As commentators see it, there are a lot of other measures that Jakarta can use to convince the Acehnese that remaining with Indonesia is a better option than independence.
Body count up and rising
Aceh
- Since the start of the ceasefire in early June, 40 civilians and 21 security force personnel have been killed, according to official figures. But non-government groups say the number of deaths and disappearances is much higher.
- On September 16, respected academic, Dr Safwan Idris, rector of the Ar-Raniry State Institute of Islamic Religion in Banda Aceh, was assassinated.

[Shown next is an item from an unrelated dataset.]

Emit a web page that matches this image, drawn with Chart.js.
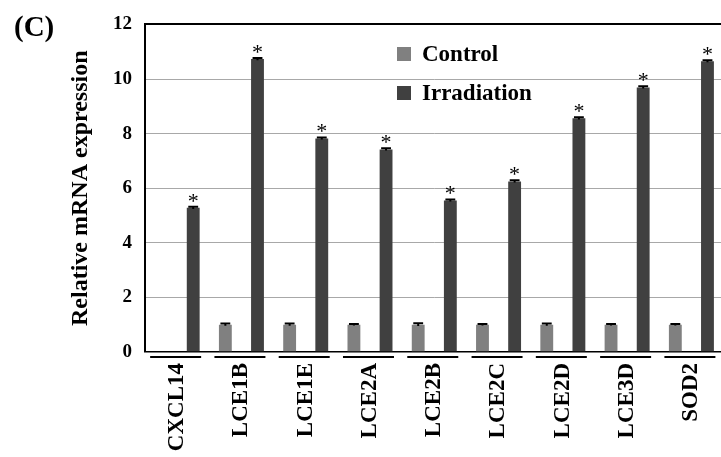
<!DOCTYPE html>
<html>
<head>
<meta charset="utf-8">
<script src="https://cdn.jsdelivr.net/npm/chart.js@4.4.1/dist/chart.umd.min.js"></script>
<style>
  html, body { margin: 0; padding: 0; background: #fff; overflow: hidden; }
  #wrap { width: 730px; height: 457px; }
</style>
</head>
<body>
<div id="wrap"><canvas id="mrnaChart"></canvas></div>
<script>
const genes = ['CXCL14', 'LCE1B', 'LCE1E', 'LCE2A', 'LCE2B', 'LCE2C', 'LCE2D', 'LCE3D', 'SOD2'];
const controlValues = [null, 1, 1, 1, 1, 1, 1, 1, 1];
const controlErrors = [0, 0.04, 0.04, 0.03, 0.05, 0.03, 0.04, 0.03, 0.03];
const irradiationValues = [5.28, 10.73, 7.82, 7.42, 5.55, 6.25, 8.56, 9.69, 10.65];
const irradiationErrors = [0.04, 0.04, 0.04, 0.04, 0.04, 0.04, 0.04, 0.04, 0.04];
const significance = ['*', '*', '*', '*', '*', '*', '*', '*', '*'];
const yTicks = [0, 2, 4, 6, 8, 10, 12];
const panelLabel = '(C)';

const serif = '"Liberation Serif", "Times New Roman", serif';

// small error caps on top of every bar
const errorBars = {
  id: 'errorBars',
  afterDatasetsDraw(chart) {
    const ctx = chart.ctx;
    const y = chart.scales.y;
    ctx.save();
    ctx.strokeStyle = '#000';
    ctx.lineWidth = 2;
    chart.data.datasets.forEach((ds, i) => {
      chart.getDatasetMeta(i).data.forEach((bar, j) => {
        const v = ds.data[j];
        if (v == null) return;
        const e = ds.errors[j];
        const top = y.getPixelForValue(v + e);
        const bot = y.getPixelForValue(v - e);
        const half = bar.width / 2 - 1.5;
        ctx.beginPath();
        ctx.moveTo(bar.x, bot);
        ctx.lineTo(bar.x, top);
        ctx.moveTo(bar.x - half, top);
        ctx.lineTo(bar.x + half, top);
        ctx.stroke();
      });
    });
    ctx.restore();
  }
};

const extras = {
  id: 'extras',
  afterDraw(chart) {
    const ctx = chart.ctx;
    const x = chart.scales.x;
    const y = chart.scales.y;
    const area = chart.chartArea;
    ctx.save();

    // asterisks over irradiation bars
    ctx.fillStyle = '#000';
    ctx.font = '22px ' + serif;
    ctx.textAlign = 'center';
    ctx.textBaseline = 'alphabetic';
    const irr = chart.getDatasetMeta(1).data;
    irr.forEach((bar, j) => {
      if (!significance[j]) return;
      const top = y.getPixelForValue(irradiationValues[j] + irradiationErrors[j]);
      ctx.fillText(significance[j], bar.x, top + 1);
    });

    // underline under each category
    ctx.strokeStyle = '#000';
    ctx.lineWidth = 2;
    genes.forEach((g, j) => {
      const cx = x.getPixelForValue(j);
      ctx.beginPath();
      ctx.moveTo(cx - 27, area.bottom + 5);
      ctx.lineTo(cx + 24, area.bottom + 5);
      ctx.stroke();
    });

    // legend
    ctx.font = 'bold 23px ' + serif;
    ctx.textAlign = 'left';
    ctx.textBaseline = 'middle';
    chart.data.datasets.forEach((ds, i) => {
      const ly = 54 + i * 39;
      ctx.fillStyle = ds.backgroundColor;
      ctx.fillRect(397, ly - 7, 14, 14);
      ctx.fillStyle = '#000';
      ctx.fillText(ds.label, 422, ly + 1);
    });

    // panel label
    ctx.font = 'bold 29px ' + serif;
    ctx.fillText(panelLabel, 14, 29);
    ctx.restore();
  }
};

new Chart(document.getElementById('mrnaChart'), {
  type: 'bar',
  data: {
    labels: genes,
    datasets: [
      {
        label: 'Control',
        data: controlValues,
        errors: controlErrors,
        backgroundColor: '#808080',
        categoryPercentage: 1.0,
        barPercentage: 0.4
      },
      {
        label: 'Irradiation',
        data: irradiationValues,
        errors: irradiationErrors,
        backgroundColor: '#404040',
        categoryPercentage: 1.0,
        barPercentage: 0.4
      }
    ]
  },
  options: {
    responsive: true,
    maintainAspectRatio: false,
    animation: false,
    layout: { padding: { top: 17, left: 0, right: 0, bottom: 0 } },
    plugins: {
      legend: { display: false },
      tooltip: { enabled: false }
    },
    scales: {
      x: {
        grid: { display: false, drawTicks: false },
        border: { display: false },
        ticks: {
          color: '#000',
          font: { family: serif, size: 23, weight: 'bold' },
          minRotation: 90,
          maxRotation: 90,
          autoSkip: false,
          padding: 11
        },
        afterFit: s => { s.height = 105; }
      },
      y: {
        min: 0,
        max: 12,
        afterBuildTicks: s => { s.ticks = yTicks.map(v => ({ value: v })); },
        grid: {
          drawTicks: false,
          color: c => (c.tick.value === 12 || c.tick.value === 0) ? '#000' : '#a8a8a8',
          lineWidth: c => c.tick.value === 12 ? 2 : (c.tick.value === 0 ? 1.5 : 1)
        },
        border: { display: true, color: '#000', width: 2 },
        ticks: {
          color: '#000',
          font: { family: serif, size: 19, weight: 'bold' },
          padding: 13
        },
        title: {
          display: true,
          text: 'Relative mRNA expression',
          color: '#000',
          font: { family: serif, size: 24, weight: 'bold' },
          padding: { top: 66, bottom: 0 }
        },
        afterFit: s => { s.width = 145; }
      }
    }
  },
  plugins: [errorBars, extras]
});
</script>
</body>
</html>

- On September 19, two student activists with Sira, a group that advocates a referendum on Aceh's political status, were allegedly beaten by security force members and threatened with knives after being seized at gunpoint in Banda Aceh.
- On August 27, three staff of Oxfam working in South Aceh were hospitalised after allegedly being tortured by security force members.
- Several thousand people have been killed in the sectarian conflict and 500,000 refugees have fled the area.
- A civil emergency was imposed in late May, and hundreds of Laskar Jihad members, blamed for the recent violence, were sent back to Java.
- The navy has managed to enforce a loose blockade around the island of Ambon but this has not stopped speedboats from moving groups of fighters from Ambon to outlying areas.
- The latest clash on the island of Sapura, near Ambon, saw villagers from Ambon island attack a Christian village, killing 13 and injuring 27.